[START]

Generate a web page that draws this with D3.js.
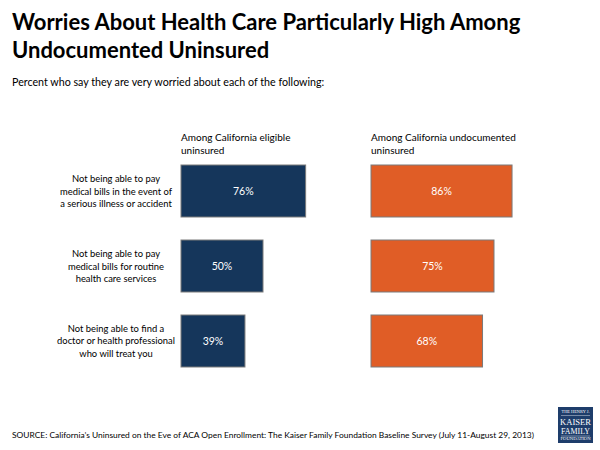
<!DOCTYPE html>
<html>
<head>
<meta charset="utf-8">
<script src="https://cdn.jsdelivr.net/npm/d3@7"></script>
<style>
  html, body { margin: 0; padding: 0; background: #fff; }
  svg { display: block; font-family: Lato, "Open Sans", sans-serif; }
</style>
</head>
<body>
<svg id="chart" width="600" height="450"></svg>
<script>
const titleLines = ["Worries About Health Care Particularly High Among", "Undocumented Uninsured"];
const subtitle = "Percent who say they are very worried about each of the following:";
const categories = [
  ["Not being able to pay", "medical bills in the event of", "a serious illness or accident"],
  ["Not being able to pay", "medical bills for routine", "health care services"],
  ["Not being able to find a", "doctor or health professional", "who will treat you"]
];
const seriesNames = [["Among California eligible", "uninsured"], ["Among California undocumented", "uninsured"]];
const eligibleValues = [76, 50, 39];
const undocumentedValues = [86, 75, 68];
const source = "SOURCE: California\u2019s Uninsured on the Eve of ACA Open Enrollment: The Kaiser Family Foundation Baseline Survey (July 11-August 29, 2013)";
const colors = ["#15365b", "#e05d26"];

const svg = d3.select("#chart");

// shrink a text's font so that it fits a given width
function fit(sel, w) {
  const n = sel.node();
  const len = n.getComputedTextLength();
  if (len > w) {
    const fs = parseFloat(sel.attr("font-size"));
    sel.attr("font-size", (fs * w / len).toFixed(2));
  }
}

// Title
svg.append("text").attr("x", 12).attr("y", 30).attr("font-weight", 700).attr("font-size", 22).attr("fill", "#000")
  .selectAll("tspan").data(titleLines).join("tspan")
  .attr("x", 12).attr("dy", (d, i) => i === 0 ? 0 : 28).text(d => d);

svg.append("text").attr("x", 12).attr("y", 86).attr("font-size", 10.7).attr("fill", "#000").text(subtitle);

const idx = categories.map((d, i) => i);
const y = d3.scaleBand().domain(idx).range([142, 390]).paddingInner(0.3067).paddingOuter(0.3067);
const xScales = [
  d3.scaleLinear().domain([0, 100]).range([181, 345]),
  d3.scaleLinear().domain([0, 100]).range([371, 535])
];
const seriesData = [eligibleValues, undocumentedValues];

// Category labels
categories.forEach((lines, i) => {
  const cy = y(i) + y.bandwidth() / 2;
  svg.append("text").attr("text-anchor", "middle").attr("font-size", 9.4).attr("fill", "#000")
    .selectAll("tspan").data(lines).join("tspan")
    .attr("x", 116).attr("y", (d, j) => cy + 3.5 + (j - 1) * 12.4).text(d => d);
});

// Series
seriesData.forEach((vals, s) => {
  const x = xScales[s];
  svg.append("text").attr("font-size", 10).attr("fill", "#000")
    .selectAll("tspan").data(seriesNames[s]).join("tspan")
    .attr("x", x(0)).attr("y", (d, j) => 141 + j * 12.5).text(d => d);

  const g = svg.append("g");
  g.selectAll("rect").data(vals).join("rect")
    .attr("x", x(0)).attr("y", (d, i) => y(i))
    .attr("width", d => x(d) - x(0)).attr("height", y.bandwidth())
    .attr("fill", colors[s]).attr("stroke", "#7a7a7a").attr("stroke-width", 1);
  g.selectAll("text").data(vals).join("text")
    .attr("x", d => (x(0) + x(d)) / 2).attr("y", (d, i) => y(i) + y.bandwidth() / 2 + 4)
    .attr("text-anchor", "middle").attr("font-size", 10.5).attr("fill", "#fff")
    .text(d => d + "%");
});

// Source
const src = svg.append("text").attr("x", 12).attr("y", 438).attr("font-size", 9).attr("fill", "#000").text(source);
fit(src, 522);

// Logo
const logo = svg.append("g").attr("transform", "translate(558,407)");
logo.append("rect").attr("width", 35).attr("height", 36).attr("fill", "#1e3d6b");
const lf = "'Liberation Serif', 'DejaVu Serif', serif";
logo.append("text").attr("x", 17.5).attr("y", 6).attr("text-anchor", "middle").attr("font-family", lf).attr("font-size", 3.5).attr("fill", "#fff").attr("textLength", 28).attr("lengthAdjust", "spacingAndGlyphs").text("THE HENRY J.");
logo.append("line").attr("x1", 3).attr("x2", 32).attr("y1", 8.5).attr("y2", 8.5).attr("stroke", "#fff").attr("stroke-width", 0.4);
logo.append("text").attr("x", 17.5).attr("y", 17.5).attr("text-anchor", "middle").attr("font-family", lf).attr("font-size", 7.5).attr("fill", "#fff").attr("textLength", 31).attr("lengthAdjust", "spacingAndGlyphs").text("KAISER");
logo.append("text").attr("x", 17.5).attr("y", 26.5).attr("text-anchor", "middle").attr("font-family", lf).attr("font-size", 7.5).attr("fill", "#fff").attr("textLength", 29).attr("lengthAdjust", "spacingAndGlyphs").text("FAMILY");
logo.append("line").attr("x1", 3).attr("x2", 32).attr("y1", 29).attr("y2", 29).attr("stroke", "#fff").attr("stroke-width", 0.4);
logo.append("text").attr("x", 17.5).attr("y", 33).attr("text-anchor", "middle").attr("font-family", lf).attr("font-size", 3.5).attr("fill", "#fff").attr("textLength", 30).attr("lengthAdjust", "spacingAndGlyphs").text("FOUNDATION");
</script>
</body>
</html>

[END]

» **The problem**
Reproduce all of the data exactly, omitting each picture it holds.

» **Result for this exercise**
Generate a web page that draws this with D3.js.
<!DOCTYPE html>
<html>
<head>
<meta charset="utf-8">
<script src="https://cdn.jsdelivr.net/npm/d3@7"></script>
<style>
  html, body { margin: 0; padding: 0; background: #fff; }
  svg { display: block; font-family: Lato, "Open Sans", sans-serif; }
</style>
</head>
<body>
<svg id="chart" width="600" height="450"></svg>
<script>
const titleLines = ["Worries About Health Care Particularly High Among", "Undocumented Uninsured"];
const subtitle = "Percent who say they are very worried about each of the following:";
const categories = [
  ["Not being able to pay", "medical bills in the event of", "a serious illness or accident"],
  ["Not being able to pay", "medical bills for routine", "health care services"],
  ["Not being able to find a", "doctor or health professional", "who will treat you"]
];
const seriesNames = [["Among California eligible", "uninsured"], ["Among California undocumented", "uninsured"]];
const eligibleValues = [76, 50, 39];
const undocumentedValues = [86, 75, 68];
const source = "SOURCE: California\u2019s Uninsured on the Eve of ACA Open Enrollment: The Kaiser Family Foundation Baseline Survey (July 11-August 29, 2013)";
const colors = ["#15365b", "#e05d26"];

const svg = d3.select("#chart");

// shrink a text's font so that it fits a given width
function fit(sel, w) {
  const n = sel.node();
  const len = n.getComputedTextLength();
  if (len > w) {
    const fs = parseFloat(sel.attr("font-size"));
    sel.attr("font-size", (fs * w / len).toFixed(2));
  }
}

// Title
svg.append("text").attr("x", 12).attr("y", 30).attr("font-weight", 700).attr("font-size", 22).attr("fill", "#000")
  .selectAll("tspan").data(titleLines).join("tspan")
  .attr("x", 12).attr("dy", (d, i) => i === 0 ? 0 : 28).text(d => d);

svg.append("text").attr("x", 12).attr("y", 86).attr("font-size", 10.7).attr("fill", "#000").text(subtitle);

const idx = categories.map((d, i) => i);
const y = d3.scaleBand().domain(idx).range([142, 390]).paddingInner(0.3067).paddingOuter(0.3067);
const xScales = [
  d3.scaleLinear().domain([0, 100]).range([181, 345]),
  d3.scaleLinear().domain([0, 100]).range([371, 535])
];
const seriesData = [eligibleValues, undocumentedValues];

// Category labels
categories.forEach((lines, i) => {
  const cy = y(i) + y.bandwidth() / 2;
  svg.append("text").attr("text-anchor", "middle").attr("font-size", 9.4).attr("fill", "#000")
    .selectAll("tspan").data(lines).join("tspan")
    .attr("x", 116).attr("y", (d, j) => cy + 3.5 + (j - 1) * 12.4).text(d => d);
});

// Series
seriesData.forEach((vals, s) => {
  const x = xScales[s];
  svg.append("text").attr("font-size", 10).attr("fill", "#000")
    .selectAll("tspan").data(seriesNames[s]).join("tspan")
    .attr("x", x(0)).attr("y", (d, j) => 141 + j * 12.5).text(d => d);

  const g = svg.append("g");
  g.selectAll("rect").data(vals).join("rect")
    .attr("x", x(0)).attr("y", (d, i) => y(i))
    .attr("width", d => x(d) - x(0)).attr("height", y.bandwidth())
    .attr("fill", colors[s]).attr("stroke", "#7a7a7a").attr("stroke-width", 1);
  g.selectAll("text").data(vals).join("text")
    .attr("x", d => (x(0) + x(d)) / 2).attr("y", (d, i) => y(i) + y.bandwidth() / 2 + 4)
    .attr("text-anchor", "middle").attr("font-size", 10.5).attr("fill", "#fff")
    .text(d => d + "%");
});

// Source
const src = svg.append("text").attr("x", 12).attr("y", 438).attr("font-size", 9).attr("fill", "#000").text(source);
fit(src, 522);

// Logo
const logo = svg.append("g").attr("transform", "translate(558,407)");
logo.append("rect").attr("width", 35).attr("height", 36).attr("fill", "#1e3d6b");
const lf = "'Liberation Serif', 'DejaVu Serif', serif";
logo.append("text").attr("x", 17.5).attr("y", 6).attr("text-anchor", "middle").attr("font-family", lf).attr("font-size", 3.5).attr("fill", "#fff").attr("textLength", 28).attr("lengthAdjust", "spacingAndGlyphs").text("THE HENRY J.");
logo.append("line").attr("x1", 3).attr("x2", 32).attr("y1", 8.5).attr("y2", 8.5).attr("stroke", "#fff").attr("stroke-width", 0.4);
logo.append("text").attr("x", 17.5).attr("y", 17.5).attr("text-anchor", "middle").attr("font-family", lf).attr("font-size", 7.5).attr("fill", "#fff").attr("textLength", 31).attr("lengthAdjust", "spacingAndGlyphs").text("KAISER");
logo.append("text").attr("x", 17.5).attr("y", 26.5).attr("text-anchor", "middle").attr("font-family", lf).attr("font-size", 7.5).attr("fill", "#fff").attr("textLength", 29).attr("lengthAdjust", "spacingAndGlyphs").text("FAMILY");
logo.append("line").attr("x1", 3).attr("x2", 32).attr("y1", 29).attr("y2", 29).attr("stroke", "#fff").attr("stroke-width", 0.4);
logo.append("text").attr("x", 17.5).attr("y", 33).attr("text-anchor", "middle").attr("font-family", lf).attr("font-size", 3.5).attr("fill", "#fff").attr("textLength", 30).attr("lengthAdjust", "spacingAndGlyphs").text("FOUNDATION");
</script>
</body>
</html>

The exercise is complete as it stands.